— What is required —
Only the lines from the start of the data through the line containing "return tuple(np.array(to_rgb(c)) * k)" should be written out, exactly as they are, with both ends included and the pictures left out.
'''
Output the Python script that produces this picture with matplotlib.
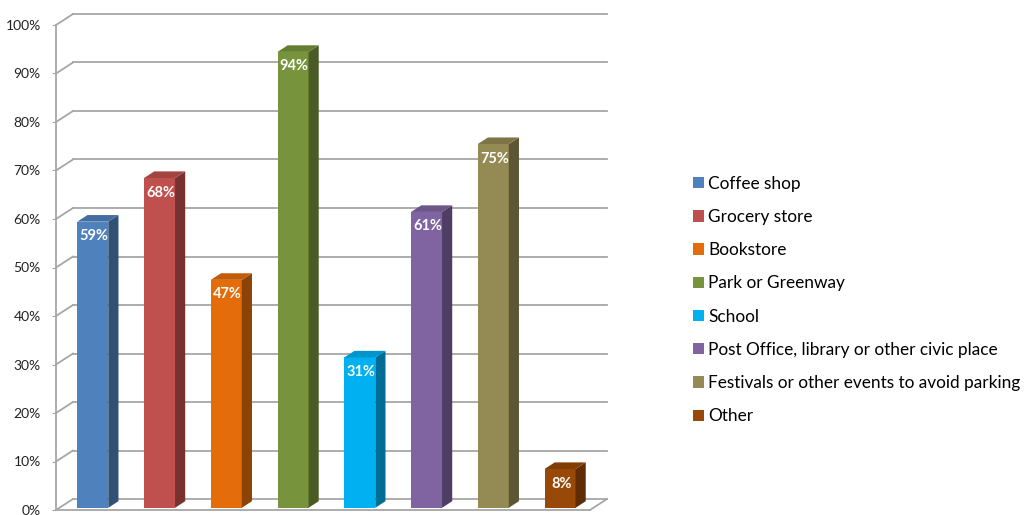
import numpy as np
import matplotlib.pyplot as plt
from matplotlib.patches import Polygon, Patch
from matplotlib.ticker import PercentFormatter
from matplotlib.colors import to_rgb

plt.rcParams['font.family'] = ['Lato', 'DejaVu Sans']

categories = ['Coffee shop', 'Grocery store', 'Bookstore', 'Park or Greenway', 'School',
              'Post Office, library or other civic place',
              'Festivals or other events to avoid parking', 'Other']
values = [59, 68, 47, 94, 31, 61, 75, 8]
colors = ['#4F81BD', '#C0504D', '#E46C0A', '#77933C', '#00B0F0',
          '#8064A2', '#948A54', '#984807']
yticks = list(range(0, 101, 10))

W, H = 1024, 515
fig = plt.figure(figsize=(W / 100, H / 100), dpi=100)
# plot area: front floor edge 56..590 px, 0% at y=510 px, 100% at y=25 px
ax = fig.add_axes([56 / W, (H - 510) / H, 534 / W, 485 / H])
n = len(categories)
ax.set_xlim(-0.5, n - 0.5)
ax.set_ylim(0, 100)

# depth of the fake 3d box, in data units
dx = 17 / 534 * n
dy = 11 / 485 * 100
grid_c = '#a6a6a6'

# back wall + side wall gridlines
for t in yticks:
    ax.plot([-0.5, -0.5 + dx], [t, t + dy], color=grid_c, lw=1.3, clip_on=False, zorder=1)
    ax.plot([-0.5 + dx, n - 0.5 + dx], [t + dy, t + dy], color=grid_c, lw=1.3,
            clip_on=False, zorder=1)

# floor
ax.plot([-0.5, n - 0.5], [0, 0], color=grid_c, lw=1.3, clip_on=False, zorder=1)
ax.plot([n - 0.5, n - 0.5 + dx], [0, dy], color=grid_c, lw=1.3, clip_on=False, zorder=1)

# bars: front face sits 20% into the depth, back face at 80%
w = 31 / 66.75
f0, f1 = 0.2, 0.8
ex, ey = (f1 - f0) * dx, (f1 - f0) * dy

def shade(c, k):
    return tuple(np.array(to_rgb(c)) * k)

for i, (v, c) in enumerate(zip(values, colors)):
    xc = i + f0 * dx
    y0 = f0 * dy
    ax.bar(xc, v, bottom=y0, width=w, color=c, zorder=3, clip_on=False)
    x0, x1, y1 = xc - w / 2, xc + w / 2, v + y0
    side = [(x1, y0), (x1 + ex, y0 + ey), (x1 + ex, y1 + ey), (x1, y1)]
    top = [(x0, y1), (x1, y1), (x1 + ex, y1 + ey), (x0 + ex, y1 + ey)]
    ax.add_patch(Polygon(side, closed=True, facecolor=shade(c, 0.62), edgecolor='none',
                         zorder=3, clip_on=False))
    ax.add_patch(Polygon(top, closed=True, facecolor=shade(c, 0.85), edgecolor='none',
                         zorder=3, clip_on=False))
    ax.text(xc + 0.02, y1 - 3.0, f'{v}%', ha='center', va='center', color='white',
            fontweight='bold', fontsize=10.5, zorder=4)

ax.set_yticks(yticks)
ax.yaxis.set_major_formatter(PercentFormatter(decimals=0))
ax.tick_params(axis='y', length=3, color=grid_c, pad=8, labelsize=10, labelcolor='#222222')
ax.set_xticks([])
for s in ['top', 'right', 'bottom']:
    ax.spines[s].set_visible(False)
ax.spines['left'].set_color(grid_c)
ax.spines['left'].set_linewidth(1.3)
ax.patch.set_visible(False)

handles = [Patch(facecolor=c) for c in colors]
fig.legend(handles, categories, loc='center left',
           bbox_to_anchor=(693 / W, (H - 300) / H), frameon=False, fontsize=12.4,
           handlelength=0.64, handleheight=0.64, handletextpad=0.25,
           labelspacing=1.0, borderpad=0, borderaxespad=0)

fig.savefig('out.png', dpi=100)
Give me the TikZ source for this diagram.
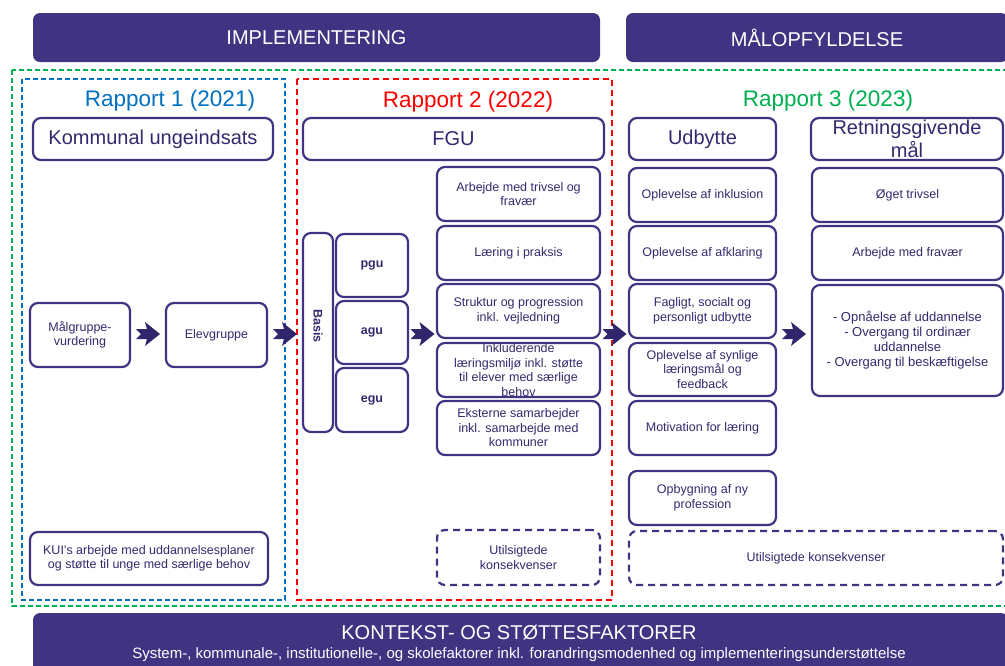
\documentclass[tikz,border=0pt]{standalone}
\usepackage{fontspec}
\setmainfont{Liberation Sans}
\usetikzlibrary{calc}
\definecolor{purp}{RGB}{64,52,130}
\definecolor{ptext}{RGB}{50,42,110}
\definecolor{parrow}{RGB}{48,38,108}
\definecolor{rblue}{RGB}{0,112,192}
\definecolor{rred}{RGB}{255,0,0}
\definecolor{rgreen}{RGB}{0,176,80}
\tikzset{
  banner/.style={fill=purp, rounded corners=7pt, text=white, align=center, inner sep=0pt,
    font=\fontsize{20}{22}\selectfont},
  box/.style={draw=purp, line width=2.2pt, rounded corners=8pt, fill=white, text=ptext,
    align=center, inner sep=0pt, font=\fontsize{12.5}{14.5}\selectfont},
  headbox/.style={box, font=\fontsize{20}{23}\selectfont},
  dbox/.style={box, dash pattern=on 7pt off 5pt},
  bbox/.style={box, font=\bfseries\fontsize{12.5}{14}\selectfont},
  frame/.style={line width=1.8pt, dash pattern=on 5pt off 3pt},
  rlabel/.style={font=\fontsize{22.5}{24}\selectfont, inner sep=0pt},
  blockarrow/.pic={\fill[parrow] (-12,-5) -- (-1,-5) -- (-3,-12) -- (12,0) -- (-3,12) -- (-1,5) -- (-12,5) -- (-7,0) -- cycle;}
}
\begin{document}
\begin{tikzpicture}[x=1pt,y=-1pt]
\useasboundingbox (0,0) rectangle (1005,665);
\clip (0,0) rectangle (1005,665);
% top banners
\node[banner, minimum width=567, minimum height=49] (impl) at (316.5,37.5) {IMPLEMENTERING};
\node[banner, minimum width=382, minimum height=49] (malop) at (817,37.5) {MÅLOPFYLDELSE};
% frames
\draw[frame, draw=rgreen] (12,70) rectangle (1010,606);
\draw[frame, draw=rblue] (22,79) rectangle (285,600);
\draw[frame, draw=rred, dash pattern=on 6pt off 4pt] (297,79) rectangle (612,600);
% report labels
\node[rlabel, text=rblue] (r1) at (170,101) {Rapport 1 (2021)};
\node[rlabel, text=rred] (r2) at (468,102) {Rapport 2 (2022)};
\node[rlabel, text=rgreen] (r3) at (828,101) {Rapport 3 (2023)};
% headers
\node[headbox, minimum width=240, minimum height=42] (kom) at (153,139) {Kommunal ungeindsats};
\node[headbox, minimum width=301, minimum height=42] (fgu) at (453.5,139) {FGU};
\node[headbox, minimum width=147, minimum height=42] (udb) at (702.5,139) {Udbytte};
\node[headbox, minimum width=192, minimum height=42] (ret) at (907,139) {Retningsgivende\\mål};
% left column
\node[box, minimum width=100, minimum height=64] (mg) at (80,335) {Målgruppe-\\vurdering};
\node[box, minimum width=101, minimum height=64] (elev) at (216.5,335) {Elevgruppe};
\node[box, minimum width=238, minimum height=53] (kui) at (149,558.5) {KUI’s arbejde med uddannelsesplaner\\og støtte til unge med særlige behov};
% middle column
\node[box, minimum width=30, minimum height=199] (basis) at (318,332.5) {};
\node[rotate=-90, text=ptext, font=\bfseries\fontsize{12.5}{14}\selectfont] (basislbl) at (318,326) {Basis};
\node[bbox, minimum width=72, minimum height=63] (pgu) at (372,265.5) {pgu};
\node[bbox, minimum width=72, minimum height=63] (agu) at (372,332.5) {agu};
\node[bbox, minimum width=72, minimum height=64] (egu) at (372,400) {egu};
\node[box, minimum width=163, minimum height=54] (m1) at (518.5,194) {Arbejde med trivsel og\\fravær};
\node[box, minimum width=163, minimum height=54] (m2) at (518.5,253) {Læring i praksis};
\node[box, minimum width=163, minimum height=54] (m3) at (518.5,311) {Struktur og progression\\inkl. vejledning};
\node[box, minimum width=163, minimum height=54] (m4) at (518.5,370) {Inkluderende\\læringsmiljø inkl. støtte\\til elever med særlige\\behov};
\node[box, minimum width=163, minimum height=54] (m5) at (518.5,428) {Eksterne samarbejder\\inkl. samarbejde med\\kommuner};
\node[dbox, minimum width=163, minimum height=55] (ut1) at (518.5,557.5) {Utilsigtede\\konsekvenser};
% udbytte column
\node[box, minimum width=147, minimum height=54] (u1) at (702.5,195) {Oplevelse af inklusion};
\node[box, minimum width=147, minimum height=54] (u2) at (702.5,253) {Oplevelse af afklaring};
\node[box, minimum width=147, minimum height=54] (u3) at (702.5,311) {Fagligt, socialt og\\personligt udbytte};
\node[box, minimum width=147, minimum height=53] (u4) at (702.5,369.5) {Oplevelse af synlige\\læringsmål og\\feedback};
\node[box, minimum width=147, minimum height=54] (u5) at (702.5,428) {Motivation for læring};
\node[box, minimum width=147, minimum height=54] (u6) at (702.5,498) {Opbygning af ny\\profession};
\node[dbox, minimum width=374, minimum height=54] (ut2) at (816,558) {Utilsigtede konsekvenser};
% retningsgivende column
\node[box, minimum width=191, minimum height=54] (g1) at (907.5,195) {Øget trivsel};
\node[box, minimum width=191, minimum height=54] (g2) at (907.5,253) {Arbejde med fravær};
\node[box, minimum width=191, minimum height=111, font=\fontsize{13}{15}\selectfont] (g3) at (907.5,340.5) {- Opnåelse af uddannelse\\- Overgang til ordinær\\uddannelse\\- Overgang til beskæftigelse};
% arrows
\path let \p1=($(mg.east)!0.5!(elev.west)$) in coordinate (a1) at (\x1,334);
\path let \p1=($(elev.east)!0.5!(basis.west)$) in coordinate (a2) at (\x1,334);
\path let \p1=($(agu.east)!0.5!(m3.west)$) in coordinate (a3) at (\x1,334);
\path let \p1=($(m3.east)!0.5!(u3.west)$) in coordinate (a4) at (\x1,334);
\path let \p1=($(u3.east)!0.5!(g3.west)$) in coordinate (a5) at (\x1,334);
\pic at (a1) {blockarrow};
\pic at (a2) {blockarrow};
\pic at (a3) {blockarrow};
\pic at (a4) {blockarrow};
\pic at (a5) {blockarrow};
% bottom banner
\node[banner, minimum width=975, minimum height=59] (kon) at (520.5,642.5) {};
\node[text=white, font=\fontsize{20}{22}\selectfont, inner sep=0pt] (kont) at (519,633) {KONTEKST- OG STØTTESFAKTORER};
\node[text=white, font=\fontsize{15}{17}\selectfont, inner sep=0pt] (kons) at (519,655) {System-, kommunale-, institutionelle-, og skolefaktorer inkl. forandringsmodenhed og implementeringsunderstøttelse};
\end{tikzpicture}
\end{document}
'''
— Expected answer —
Output the Python script that produces this picture with matplotlib.
import numpy as np
import matplotlib.pyplot as plt
from matplotlib.patches import Polygon, Patch
from matplotlib.ticker import PercentFormatter
from matplotlib.colors import to_rgb

plt.rcParams['font.family'] = ['Lato', 'DejaVu Sans']

categories = ['Coffee shop', 'Grocery store', 'Bookstore', 'Park or Greenway', 'School',
              'Post Office, library or other civic place',
              'Festivals or other events to avoid parking', 'Other']
values = [59, 68, 47, 94, 31, 61, 75, 8]
colors = ['#4F81BD', '#C0504D', '#E46C0A', '#77933C', '#00B0F0',
          '#8064A2', '#948A54', '#984807']
yticks = list(range(0, 101, 10))

W, H = 1024, 515
fig = plt.figure(figsize=(W / 100, H / 100), dpi=100)
# plot area: front floor edge 56..590 px, 0% at y=510 px, 100% at y=25 px
ax = fig.add_axes([56 / W, (H - 510) / H, 534 / W, 485 / H])
n = len(categories)
ax.set_xlim(-0.5, n - 0.5)
ax.set_ylim(0, 100)

# depth of the fake 3d box, in data units
dx = 17 / 534 * n
dy = 11 / 485 * 100
grid_c = '#a6a6a6'

# back wall + side wall gridlines
for t in yticks:
    ax.plot([-0.5, -0.5 + dx], [t, t + dy], color=grid_c, lw=1.3, clip_on=False, zorder=1)
    ax.plot([-0.5 + dx, n - 0.5 + dx], [t + dy, t + dy], color=grid_c, lw=1.3,
            clip_on=False, zorder=1)

# floor
ax.plot([-0.5, n - 0.5], [0, 0], color=grid_c, lw=1.3, clip_on=False, zorder=1)
ax.plot([n - 0.5, n - 0.5 + dx], [0, dy], color=grid_c, lw=1.3, clip_on=False, zorder=1)

# bars: front face sits 20% into the depth, back face at 80%
w = 31 / 66.75
f0, f1 = 0.2, 0.8
ex, ey = (f1 - f0) * dx, (f1 - f0) * dy

def shade(c, k):
    return tuple(np.array(to_rgb(c)) * k)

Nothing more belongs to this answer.